What you are asked to do ->
Quote the data below in full, minus the images.

Source material ->
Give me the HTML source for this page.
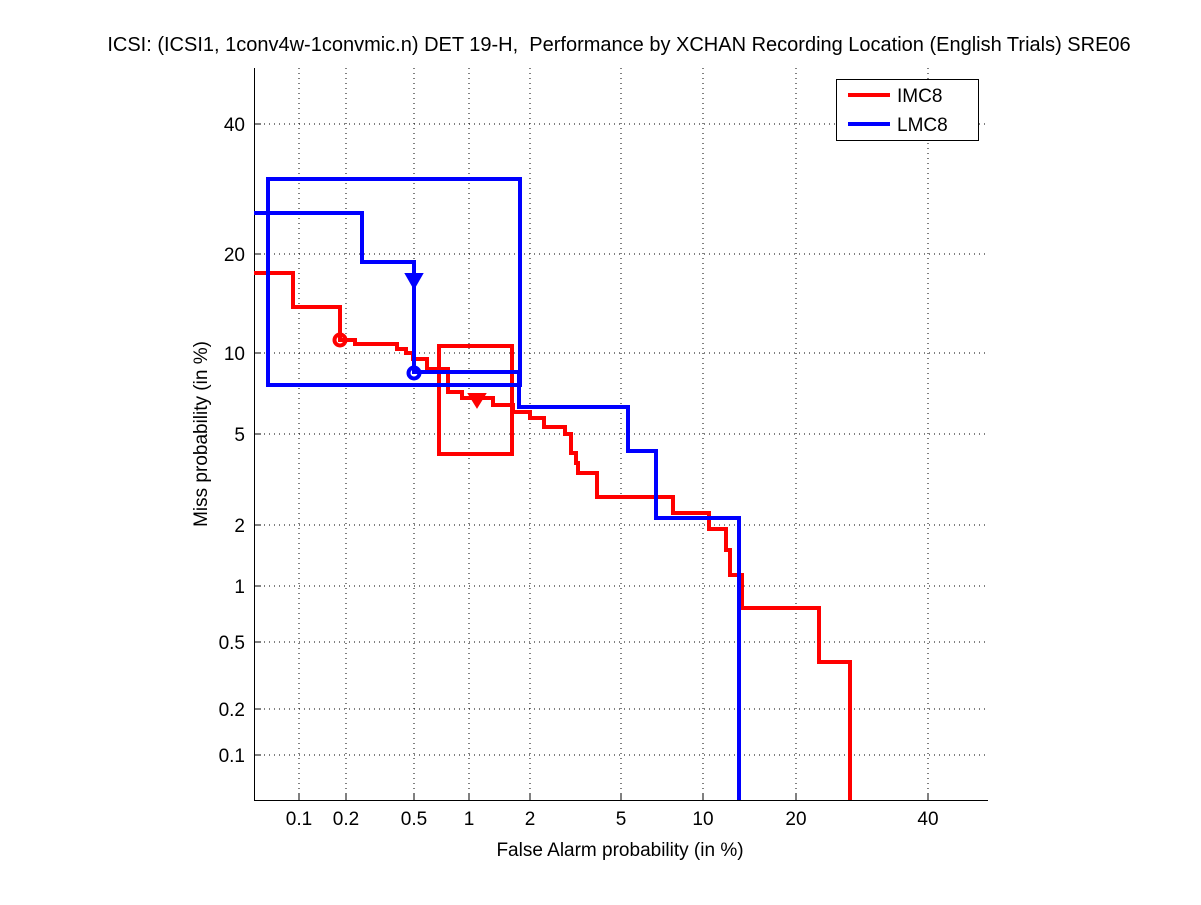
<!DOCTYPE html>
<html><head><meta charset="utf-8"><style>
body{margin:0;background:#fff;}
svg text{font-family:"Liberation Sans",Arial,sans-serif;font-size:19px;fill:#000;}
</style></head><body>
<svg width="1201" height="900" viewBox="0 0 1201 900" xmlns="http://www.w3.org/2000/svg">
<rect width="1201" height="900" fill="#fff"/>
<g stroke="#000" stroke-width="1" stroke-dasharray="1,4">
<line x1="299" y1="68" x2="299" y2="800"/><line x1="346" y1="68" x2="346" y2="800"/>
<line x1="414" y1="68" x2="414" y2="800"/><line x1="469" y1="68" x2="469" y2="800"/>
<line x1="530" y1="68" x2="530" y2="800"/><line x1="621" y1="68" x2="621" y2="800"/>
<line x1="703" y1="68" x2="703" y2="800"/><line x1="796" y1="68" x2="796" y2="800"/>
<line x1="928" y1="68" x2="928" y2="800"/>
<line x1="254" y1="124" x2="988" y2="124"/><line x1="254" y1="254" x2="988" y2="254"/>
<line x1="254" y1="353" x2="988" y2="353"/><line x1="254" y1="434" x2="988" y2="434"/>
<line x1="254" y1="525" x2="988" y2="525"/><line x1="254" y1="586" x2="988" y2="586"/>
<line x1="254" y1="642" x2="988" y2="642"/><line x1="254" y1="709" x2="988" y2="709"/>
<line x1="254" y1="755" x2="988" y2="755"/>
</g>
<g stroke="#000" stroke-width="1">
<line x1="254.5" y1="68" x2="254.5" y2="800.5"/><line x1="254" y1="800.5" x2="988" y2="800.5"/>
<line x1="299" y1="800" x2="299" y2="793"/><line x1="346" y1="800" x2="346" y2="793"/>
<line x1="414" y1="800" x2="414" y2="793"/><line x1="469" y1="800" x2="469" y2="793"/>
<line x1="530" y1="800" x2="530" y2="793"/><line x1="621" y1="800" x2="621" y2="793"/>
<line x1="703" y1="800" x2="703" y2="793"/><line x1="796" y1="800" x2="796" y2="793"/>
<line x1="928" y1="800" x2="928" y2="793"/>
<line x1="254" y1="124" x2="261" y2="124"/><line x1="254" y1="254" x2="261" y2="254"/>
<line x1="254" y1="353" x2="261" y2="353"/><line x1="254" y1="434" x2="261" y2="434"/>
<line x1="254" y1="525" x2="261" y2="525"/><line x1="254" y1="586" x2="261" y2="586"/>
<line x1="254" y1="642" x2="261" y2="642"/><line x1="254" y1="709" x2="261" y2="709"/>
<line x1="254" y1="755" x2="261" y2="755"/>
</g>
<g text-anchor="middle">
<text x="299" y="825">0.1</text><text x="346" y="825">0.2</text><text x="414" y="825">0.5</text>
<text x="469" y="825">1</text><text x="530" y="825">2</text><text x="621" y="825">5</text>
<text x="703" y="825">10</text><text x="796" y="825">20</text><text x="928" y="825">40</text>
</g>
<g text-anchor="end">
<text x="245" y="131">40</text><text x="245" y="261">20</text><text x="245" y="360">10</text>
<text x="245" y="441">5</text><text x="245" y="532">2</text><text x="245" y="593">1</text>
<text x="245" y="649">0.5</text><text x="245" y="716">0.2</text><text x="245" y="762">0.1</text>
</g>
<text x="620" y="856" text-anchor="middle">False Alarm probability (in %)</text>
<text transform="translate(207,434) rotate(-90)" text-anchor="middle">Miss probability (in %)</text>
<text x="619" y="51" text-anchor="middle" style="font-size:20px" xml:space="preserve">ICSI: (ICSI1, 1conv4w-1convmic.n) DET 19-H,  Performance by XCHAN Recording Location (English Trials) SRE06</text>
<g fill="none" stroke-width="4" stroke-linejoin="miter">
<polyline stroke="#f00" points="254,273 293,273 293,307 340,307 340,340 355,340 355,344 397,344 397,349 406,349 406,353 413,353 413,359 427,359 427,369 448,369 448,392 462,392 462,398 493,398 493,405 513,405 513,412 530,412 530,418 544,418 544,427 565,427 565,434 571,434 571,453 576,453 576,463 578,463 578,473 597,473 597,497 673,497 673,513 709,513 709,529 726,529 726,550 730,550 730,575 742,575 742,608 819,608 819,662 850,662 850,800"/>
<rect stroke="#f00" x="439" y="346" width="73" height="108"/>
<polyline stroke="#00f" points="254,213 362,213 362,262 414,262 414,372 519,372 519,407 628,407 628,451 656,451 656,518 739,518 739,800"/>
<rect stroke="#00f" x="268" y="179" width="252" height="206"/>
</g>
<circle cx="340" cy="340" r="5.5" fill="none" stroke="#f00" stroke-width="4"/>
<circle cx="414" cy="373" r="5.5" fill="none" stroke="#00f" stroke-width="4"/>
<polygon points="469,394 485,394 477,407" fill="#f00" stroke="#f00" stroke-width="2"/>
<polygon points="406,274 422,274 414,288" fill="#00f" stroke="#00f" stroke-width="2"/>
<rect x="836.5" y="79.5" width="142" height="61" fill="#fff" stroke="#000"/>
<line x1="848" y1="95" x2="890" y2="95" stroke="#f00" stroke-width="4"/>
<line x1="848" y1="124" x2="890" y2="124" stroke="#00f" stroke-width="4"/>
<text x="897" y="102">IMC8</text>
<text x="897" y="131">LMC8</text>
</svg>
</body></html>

Solution to this problem ->
Give me the HTML source for this page.
<!DOCTYPE html>
<html><head><meta charset="utf-8"><style>
body{margin:0;background:#fff;}
svg text{font-family:"Liberation Sans",Arial,sans-serif;font-size:19px;fill:#000;}
</style></head><body>
<svg width="1201" height="900" viewBox="0 0 1201 900" xmlns="http://www.w3.org/2000/svg">
<rect width="1201" height="900" fill="#fff"/>
<g stroke="#000" stroke-width="1" stroke-dasharray="1,4">
<line x1="299" y1="68" x2="299" y2="800"/><line x1="346" y1="68" x2="346" y2="800"/>
<line x1="414" y1="68" x2="414" y2="800"/><line x1="469" y1="68" x2="469" y2="800"/>
<line x1="530" y1="68" x2="530" y2="800"/><line x1="621" y1="68" x2="621" y2="800"/>
<line x1="703" y1="68" x2="703" y2="800"/><line x1="796" y1="68" x2="796" y2="800"/>
<line x1="928" y1="68" x2="928" y2="800"/>
<line x1="254" y1="124" x2="988" y2="124"/><line x1="254" y1="254" x2="988" y2="254"/>
<line x1="254" y1="353" x2="988" y2="353"/><line x1="254" y1="434" x2="988" y2="434"/>
<line x1="254" y1="525" x2="988" y2="525"/><line x1="254" y1="586" x2="988" y2="586"/>
<line x1="254" y1="642" x2="988" y2="642"/><line x1="254" y1="709" x2="988" y2="709"/>
<line x1="254" y1="755" x2="988" y2="755"/>
</g>
<g stroke="#000" stroke-width="1">
<line x1="254.5" y1="68" x2="254.5" y2="800.5"/><line x1="254" y1="800.5" x2="988" y2="800.5"/>
<line x1="299" y1="800" x2="299" y2="793"/><line x1="346" y1="800" x2="346" y2="793"/>
<line x1="414" y1="800" x2="414" y2="793"/><line x1="469" y1="800" x2="469" y2="793"/>
<line x1="530" y1="800" x2="530" y2="793"/><line x1="621" y1="800" x2="621" y2="793"/>
<line x1="703" y1="800" x2="703" y2="793"/><line x1="796" y1="800" x2="796" y2="793"/>
<line x1="928" y1="800" x2="928" y2="793"/>
<line x1="254" y1="124" x2="261" y2="124"/><line x1="254" y1="254" x2="261" y2="254"/>
<line x1="254" y1="353" x2="261" y2="353"/><line x1="254" y1="434" x2="261" y2="434"/>
<line x1="254" y1="525" x2="261" y2="525"/><line x1="254" y1="586" x2="261" y2="586"/>
<line x1="254" y1="642" x2="261" y2="642"/><line x1="254" y1="709" x2="261" y2="709"/>
<line x1="254" y1="755" x2="261" y2="755"/>
</g>
<g text-anchor="middle">
<text x="299" y="825">0.1</text><text x="346" y="825">0.2</text><text x="414" y="825">0.5</text>
<text x="469" y="825">1</text><text x="530" y="825">2</text><text x="621" y="825">5</text>
<text x="703" y="825">10</text><text x="796" y="825">20</text><text x="928" y="825">40</text>
</g>
<g text-anchor="end">
<text x="245" y="131">40</text><text x="245" y="261">20</text><text x="245" y="360">10</text>
<text x="245" y="441">5</text><text x="245" y="532">2</text><text x="245" y="593">1</text>
<text x="245" y="649">0.5</text><text x="245" y="716">0.2</text><text x="245" y="762">0.1</text>
</g>
<text x="620" y="856" text-anchor="middle">False Alarm probability (in %)</text>
<text transform="translate(207,434) rotate(-90)" text-anchor="middle">Miss probability (in %)</text>
<text x="619" y="51" text-anchor="middle" style="font-size:20px" xml:space="preserve">ICSI: (ICSI1, 1conv4w-1convmic.n) DET 19-H,  Performance by XCHAN Recording Location (English Trials) SRE06</text>
<g fill="none" stroke-width="4" stroke-linejoin="miter">
<polyline stroke="#f00" points="254,273 293,273 293,307 340,307 340,340 355,340 355,344 397,344 397,349 406,349 406,353 413,353 413,359 427,359 427,369 448,369 448,392 462,392 462,398 493,398 493,405 513,405 513,412 530,412 530,418 544,418 544,427 565,427 565,434 571,434 571,453 576,453 576,463 578,463 578,473 597,473 597,497 673,497 673,513 709,513 709,529 726,529 726,550 730,550 730,575 742,575 742,608 819,608 819,662 850,662 850,800"/>
<rect stroke="#f00" x="439" y="346" width="73" height="108"/>
<polyline stroke="#00f" points="254,213 362,213 362,262 414,262 414,372 519,372 519,407 628,407 628,451 656,451 656,518 739,518 739,800"/>
<rect stroke="#00f" x="268" y="179" width="252" height="206"/>
</g>
<circle cx="340" cy="340" r="5.5" fill="none" stroke="#f00" stroke-width="4"/>
<circle cx="414" cy="373" r="5.5" fill="none" stroke="#00f" stroke-width="4"/>
<polygon points="469,394 485,394 477,407" fill="#f00" stroke="#f00" stroke-width="2"/>
<polygon points="406,274 422,274 414,288" fill="#00f" stroke="#00f" stroke-width="2"/>
<rect x="836.5" y="79.5" width="142" height="61" fill="#fff" stroke="#000"/>
<line x1="848" y1="95" x2="890" y2="95" stroke="#f00" stroke-width="4"/>
<line x1="848" y1="124" x2="890" y2="124" stroke="#00f" stroke-width="4"/>
<text x="897" y="102">IMC8</text>
<text x="897" y="131">LMC8</text>
</svg>
</body></html>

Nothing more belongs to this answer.